GIVEN EXERCISE. The required output is the block of lines from the line with "Clone this chart in Plotly." to the line with "4.1e-6, 3.8e-6, 3.4e-6, 3.1e-6]", endpoints included and pictures omitted.

EXERCISE MATERIAL.
'''

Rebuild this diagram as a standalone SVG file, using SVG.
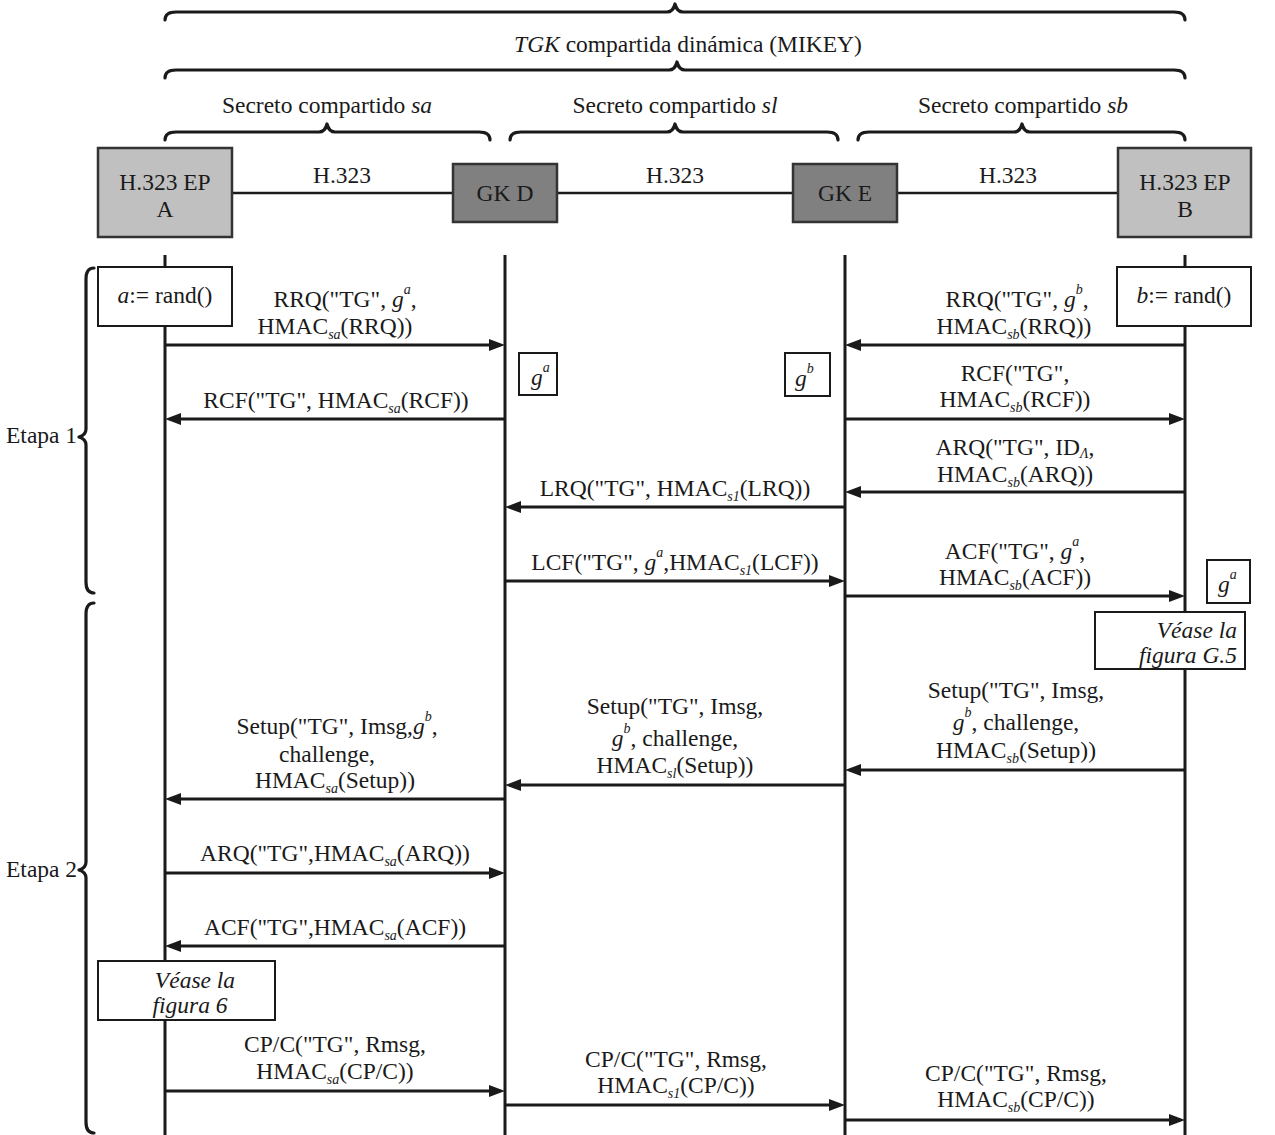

'''
'''

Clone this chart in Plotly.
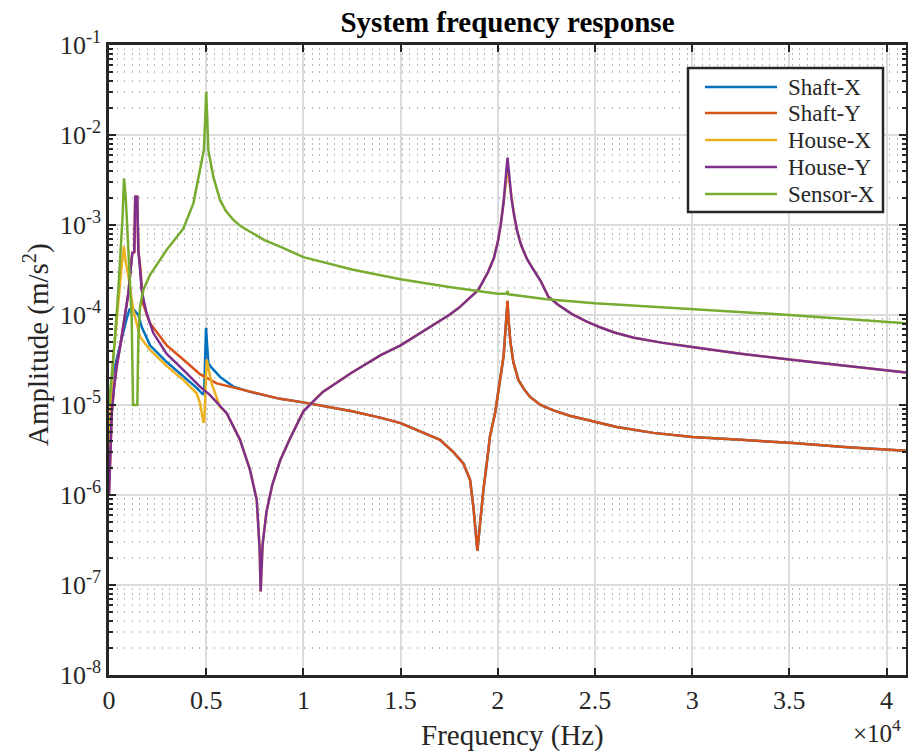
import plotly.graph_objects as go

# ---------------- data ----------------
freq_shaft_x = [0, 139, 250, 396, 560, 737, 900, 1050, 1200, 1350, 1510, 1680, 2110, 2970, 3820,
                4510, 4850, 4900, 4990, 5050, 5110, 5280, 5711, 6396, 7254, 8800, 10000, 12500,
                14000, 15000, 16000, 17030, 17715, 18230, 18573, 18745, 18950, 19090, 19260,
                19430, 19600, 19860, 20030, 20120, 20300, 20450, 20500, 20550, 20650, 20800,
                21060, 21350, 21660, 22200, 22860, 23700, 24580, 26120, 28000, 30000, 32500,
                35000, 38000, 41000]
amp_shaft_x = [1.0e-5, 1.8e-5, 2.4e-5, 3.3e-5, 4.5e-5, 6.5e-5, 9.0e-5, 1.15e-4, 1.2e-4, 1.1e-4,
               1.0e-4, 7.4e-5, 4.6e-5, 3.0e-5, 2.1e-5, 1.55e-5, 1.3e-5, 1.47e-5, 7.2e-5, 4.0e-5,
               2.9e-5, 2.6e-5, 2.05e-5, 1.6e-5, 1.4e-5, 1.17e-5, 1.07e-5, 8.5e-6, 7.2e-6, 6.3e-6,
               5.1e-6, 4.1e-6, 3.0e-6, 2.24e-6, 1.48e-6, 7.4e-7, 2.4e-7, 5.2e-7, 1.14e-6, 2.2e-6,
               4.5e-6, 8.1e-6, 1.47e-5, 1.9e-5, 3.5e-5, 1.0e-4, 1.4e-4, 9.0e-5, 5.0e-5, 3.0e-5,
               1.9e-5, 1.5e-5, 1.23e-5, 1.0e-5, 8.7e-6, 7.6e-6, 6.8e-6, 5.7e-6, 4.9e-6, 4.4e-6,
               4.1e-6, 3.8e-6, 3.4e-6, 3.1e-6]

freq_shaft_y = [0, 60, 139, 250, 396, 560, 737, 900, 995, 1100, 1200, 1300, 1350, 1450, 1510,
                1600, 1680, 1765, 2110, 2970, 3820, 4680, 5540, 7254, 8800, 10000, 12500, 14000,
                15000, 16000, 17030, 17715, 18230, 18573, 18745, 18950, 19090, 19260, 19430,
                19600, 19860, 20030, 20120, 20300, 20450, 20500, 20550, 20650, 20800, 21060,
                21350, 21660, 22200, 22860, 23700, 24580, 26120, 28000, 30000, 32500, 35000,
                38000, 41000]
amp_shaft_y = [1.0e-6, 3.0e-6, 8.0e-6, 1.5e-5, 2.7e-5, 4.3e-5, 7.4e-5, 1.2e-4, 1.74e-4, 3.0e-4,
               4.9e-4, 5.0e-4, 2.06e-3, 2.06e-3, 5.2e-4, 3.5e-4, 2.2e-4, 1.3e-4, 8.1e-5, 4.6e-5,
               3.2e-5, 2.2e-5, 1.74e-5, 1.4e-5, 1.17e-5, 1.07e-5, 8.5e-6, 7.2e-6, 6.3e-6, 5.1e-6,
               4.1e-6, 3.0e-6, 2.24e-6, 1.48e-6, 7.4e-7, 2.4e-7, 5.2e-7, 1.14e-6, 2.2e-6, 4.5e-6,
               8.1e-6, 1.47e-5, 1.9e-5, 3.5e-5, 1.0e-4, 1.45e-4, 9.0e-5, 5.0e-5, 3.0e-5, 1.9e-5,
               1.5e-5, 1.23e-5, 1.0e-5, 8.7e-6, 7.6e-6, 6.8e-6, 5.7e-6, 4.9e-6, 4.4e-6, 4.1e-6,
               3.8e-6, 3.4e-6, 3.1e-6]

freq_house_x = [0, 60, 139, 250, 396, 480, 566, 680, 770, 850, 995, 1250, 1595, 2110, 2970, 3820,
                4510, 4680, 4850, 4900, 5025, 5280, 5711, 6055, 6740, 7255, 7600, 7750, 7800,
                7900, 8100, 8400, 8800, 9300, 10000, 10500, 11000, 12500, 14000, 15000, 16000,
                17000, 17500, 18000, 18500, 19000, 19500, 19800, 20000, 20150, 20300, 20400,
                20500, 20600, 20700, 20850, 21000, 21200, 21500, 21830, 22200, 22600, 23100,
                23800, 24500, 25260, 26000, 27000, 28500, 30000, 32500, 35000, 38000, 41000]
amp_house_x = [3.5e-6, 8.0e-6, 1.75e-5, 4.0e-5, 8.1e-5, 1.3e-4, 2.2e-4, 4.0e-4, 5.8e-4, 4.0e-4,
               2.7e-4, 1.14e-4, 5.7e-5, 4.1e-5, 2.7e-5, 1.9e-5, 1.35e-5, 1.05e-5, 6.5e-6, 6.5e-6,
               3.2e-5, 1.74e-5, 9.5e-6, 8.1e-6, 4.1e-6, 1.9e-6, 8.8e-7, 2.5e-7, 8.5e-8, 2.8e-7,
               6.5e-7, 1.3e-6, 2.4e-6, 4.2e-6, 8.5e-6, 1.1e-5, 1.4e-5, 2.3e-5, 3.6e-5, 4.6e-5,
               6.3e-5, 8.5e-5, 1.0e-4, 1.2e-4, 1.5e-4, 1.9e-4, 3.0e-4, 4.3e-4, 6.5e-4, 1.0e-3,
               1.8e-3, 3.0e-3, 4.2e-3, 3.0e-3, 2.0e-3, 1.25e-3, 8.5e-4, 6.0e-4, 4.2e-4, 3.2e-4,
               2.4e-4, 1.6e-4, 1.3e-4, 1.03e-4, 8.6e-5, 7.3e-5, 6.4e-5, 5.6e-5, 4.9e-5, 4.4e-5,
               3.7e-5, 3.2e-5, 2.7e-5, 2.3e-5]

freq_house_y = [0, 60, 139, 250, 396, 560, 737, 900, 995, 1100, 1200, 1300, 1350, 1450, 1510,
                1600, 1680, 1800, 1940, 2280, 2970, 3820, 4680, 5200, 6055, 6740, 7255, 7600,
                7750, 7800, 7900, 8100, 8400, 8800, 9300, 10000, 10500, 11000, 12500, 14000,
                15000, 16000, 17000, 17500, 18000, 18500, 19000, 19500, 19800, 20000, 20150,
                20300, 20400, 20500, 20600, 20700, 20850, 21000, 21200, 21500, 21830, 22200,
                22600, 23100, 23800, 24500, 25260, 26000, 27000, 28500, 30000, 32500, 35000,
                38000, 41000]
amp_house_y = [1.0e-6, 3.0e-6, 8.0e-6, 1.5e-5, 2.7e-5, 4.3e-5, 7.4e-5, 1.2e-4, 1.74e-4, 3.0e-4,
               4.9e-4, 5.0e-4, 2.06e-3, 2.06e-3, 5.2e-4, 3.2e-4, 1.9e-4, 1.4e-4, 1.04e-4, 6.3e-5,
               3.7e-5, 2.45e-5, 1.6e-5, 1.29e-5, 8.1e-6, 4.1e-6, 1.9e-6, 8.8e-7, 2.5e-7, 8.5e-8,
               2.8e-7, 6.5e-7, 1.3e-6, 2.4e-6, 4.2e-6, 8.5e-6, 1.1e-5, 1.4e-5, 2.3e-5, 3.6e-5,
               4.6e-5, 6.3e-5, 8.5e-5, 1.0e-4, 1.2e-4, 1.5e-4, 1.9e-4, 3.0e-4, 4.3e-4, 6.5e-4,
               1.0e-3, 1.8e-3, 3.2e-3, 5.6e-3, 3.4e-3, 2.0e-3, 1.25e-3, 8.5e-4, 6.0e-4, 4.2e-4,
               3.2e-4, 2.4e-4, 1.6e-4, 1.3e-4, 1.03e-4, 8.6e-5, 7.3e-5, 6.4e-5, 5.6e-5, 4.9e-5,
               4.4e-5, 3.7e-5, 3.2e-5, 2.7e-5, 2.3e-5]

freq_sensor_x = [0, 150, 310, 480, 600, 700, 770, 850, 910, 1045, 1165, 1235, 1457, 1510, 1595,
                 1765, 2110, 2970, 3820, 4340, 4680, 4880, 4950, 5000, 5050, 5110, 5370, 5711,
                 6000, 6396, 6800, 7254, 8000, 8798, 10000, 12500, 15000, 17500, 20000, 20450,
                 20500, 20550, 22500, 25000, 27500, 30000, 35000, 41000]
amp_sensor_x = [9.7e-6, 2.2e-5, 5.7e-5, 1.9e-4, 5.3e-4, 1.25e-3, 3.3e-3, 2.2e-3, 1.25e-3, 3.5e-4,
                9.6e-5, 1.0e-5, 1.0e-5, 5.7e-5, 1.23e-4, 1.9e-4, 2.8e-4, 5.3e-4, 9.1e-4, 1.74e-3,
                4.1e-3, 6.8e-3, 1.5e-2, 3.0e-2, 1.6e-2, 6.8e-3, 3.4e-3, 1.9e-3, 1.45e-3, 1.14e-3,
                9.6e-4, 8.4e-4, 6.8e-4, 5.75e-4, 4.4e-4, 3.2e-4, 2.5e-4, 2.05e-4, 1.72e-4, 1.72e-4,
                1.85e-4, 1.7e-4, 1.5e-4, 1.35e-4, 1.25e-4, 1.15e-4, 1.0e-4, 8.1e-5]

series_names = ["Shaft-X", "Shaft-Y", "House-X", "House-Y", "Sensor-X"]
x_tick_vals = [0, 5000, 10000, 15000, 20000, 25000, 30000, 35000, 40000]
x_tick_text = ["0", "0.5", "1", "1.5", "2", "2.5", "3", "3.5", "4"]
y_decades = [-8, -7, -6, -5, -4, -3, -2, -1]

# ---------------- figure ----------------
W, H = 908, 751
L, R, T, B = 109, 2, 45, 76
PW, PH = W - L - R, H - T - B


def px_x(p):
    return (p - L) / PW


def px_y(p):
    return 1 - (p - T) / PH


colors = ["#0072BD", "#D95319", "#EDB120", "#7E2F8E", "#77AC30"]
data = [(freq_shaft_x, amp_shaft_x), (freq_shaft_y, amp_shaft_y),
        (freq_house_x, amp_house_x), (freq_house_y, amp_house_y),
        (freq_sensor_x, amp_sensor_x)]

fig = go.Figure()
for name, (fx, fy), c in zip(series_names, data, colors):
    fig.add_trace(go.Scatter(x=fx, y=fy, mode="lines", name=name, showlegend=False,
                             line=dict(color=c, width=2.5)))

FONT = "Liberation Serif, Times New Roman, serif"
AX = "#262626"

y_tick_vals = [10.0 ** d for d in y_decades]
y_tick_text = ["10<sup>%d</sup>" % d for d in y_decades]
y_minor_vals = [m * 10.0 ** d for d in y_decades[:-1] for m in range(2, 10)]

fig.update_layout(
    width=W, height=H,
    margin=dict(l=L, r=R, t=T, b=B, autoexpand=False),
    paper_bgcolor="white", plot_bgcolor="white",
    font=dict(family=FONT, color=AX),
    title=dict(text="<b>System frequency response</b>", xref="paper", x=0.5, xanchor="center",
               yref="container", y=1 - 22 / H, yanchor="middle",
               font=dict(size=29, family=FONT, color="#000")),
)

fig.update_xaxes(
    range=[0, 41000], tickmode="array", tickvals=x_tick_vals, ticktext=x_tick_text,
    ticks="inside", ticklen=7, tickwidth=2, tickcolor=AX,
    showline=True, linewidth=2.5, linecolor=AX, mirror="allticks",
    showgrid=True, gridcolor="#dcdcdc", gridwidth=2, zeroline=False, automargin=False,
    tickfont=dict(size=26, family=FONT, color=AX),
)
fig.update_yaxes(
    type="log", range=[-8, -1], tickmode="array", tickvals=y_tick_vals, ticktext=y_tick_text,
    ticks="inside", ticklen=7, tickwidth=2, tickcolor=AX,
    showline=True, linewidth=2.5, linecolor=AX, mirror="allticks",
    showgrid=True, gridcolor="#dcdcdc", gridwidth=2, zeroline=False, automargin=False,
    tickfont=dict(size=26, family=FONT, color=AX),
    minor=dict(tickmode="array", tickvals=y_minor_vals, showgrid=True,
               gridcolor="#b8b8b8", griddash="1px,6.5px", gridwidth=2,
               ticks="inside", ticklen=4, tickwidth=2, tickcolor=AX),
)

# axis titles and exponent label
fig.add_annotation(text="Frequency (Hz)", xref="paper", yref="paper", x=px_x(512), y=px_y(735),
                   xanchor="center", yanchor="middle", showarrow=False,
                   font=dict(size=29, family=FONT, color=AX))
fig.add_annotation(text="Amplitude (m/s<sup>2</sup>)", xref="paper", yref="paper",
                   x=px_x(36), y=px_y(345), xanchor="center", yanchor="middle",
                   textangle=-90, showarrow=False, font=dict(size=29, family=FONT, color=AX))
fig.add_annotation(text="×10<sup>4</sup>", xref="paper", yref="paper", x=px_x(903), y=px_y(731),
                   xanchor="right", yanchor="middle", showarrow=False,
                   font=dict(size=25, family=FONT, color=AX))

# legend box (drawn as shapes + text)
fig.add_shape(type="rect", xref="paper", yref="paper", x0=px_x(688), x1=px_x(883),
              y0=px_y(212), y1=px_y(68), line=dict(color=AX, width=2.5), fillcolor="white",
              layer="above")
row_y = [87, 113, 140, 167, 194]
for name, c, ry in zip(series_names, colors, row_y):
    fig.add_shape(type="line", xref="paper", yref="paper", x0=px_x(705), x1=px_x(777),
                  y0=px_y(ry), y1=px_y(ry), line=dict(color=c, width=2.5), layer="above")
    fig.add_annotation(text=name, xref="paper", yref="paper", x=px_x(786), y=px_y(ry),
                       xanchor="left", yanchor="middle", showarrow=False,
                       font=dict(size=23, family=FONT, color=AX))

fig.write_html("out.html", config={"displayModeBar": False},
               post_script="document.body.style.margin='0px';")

'''

RESPONSE TO THE EXERCISE.
Clone this chart in Plotly.
import plotly.graph_objects as go

# ---------------- data ----------------
freq_shaft_x = [0, 139, 250, 396, 560, 737, 900, 1050, 1200, 1350, 1510, 1680, 2110, 2970, 3820,
                4510, 4850, 4900, 4990, 5050, 5110, 5280, 5711, 6396, 7254, 8800, 10000, 12500,
                14000, 15000, 16000, 17030, 17715, 18230, 18573, 18745, 18950, 19090, 19260,
                19430, 19600, 19860, 20030, 20120, 20300, 20450, 20500, 20550, 20650, 20800,
                21060, 21350, 21660, 22200, 22860, 23700, 24580, 26120, 28000, 30000, 32500,
                35000, 38000, 41000]
amp_shaft_x = [1.0e-5, 1.8e-5, 2.4e-5, 3.3e-5, 4.5e-5, 6.5e-5, 9.0e-5, 1.15e-4, 1.2e-4, 1.1e-4,
               1.0e-4, 7.4e-5, 4.6e-5, 3.0e-5, 2.1e-5, 1.55e-5, 1.3e-5, 1.47e-5, 7.2e-5, 4.0e-5,
               2.9e-5, 2.6e-5, 2.05e-5, 1.6e-5, 1.4e-5, 1.17e-5, 1.07e-5, 8.5e-6, 7.2e-6, 6.3e-6,
               5.1e-6, 4.1e-6, 3.0e-6, 2.24e-6, 1.48e-6, 7.4e-7, 2.4e-7, 5.2e-7, 1.14e-6, 2.2e-6,
               4.5e-6, 8.1e-6, 1.47e-5, 1.9e-5, 3.5e-5, 1.0e-4, 1.4e-4, 9.0e-5, 5.0e-5, 3.0e-5,
               1.9e-5, 1.5e-5, 1.23e-5, 1.0e-5, 8.7e-6, 7.6e-6, 6.8e-6, 5.7e-6, 4.9e-6, 4.4e-6,
               4.1e-6, 3.8e-6, 3.4e-6, 3.1e-6]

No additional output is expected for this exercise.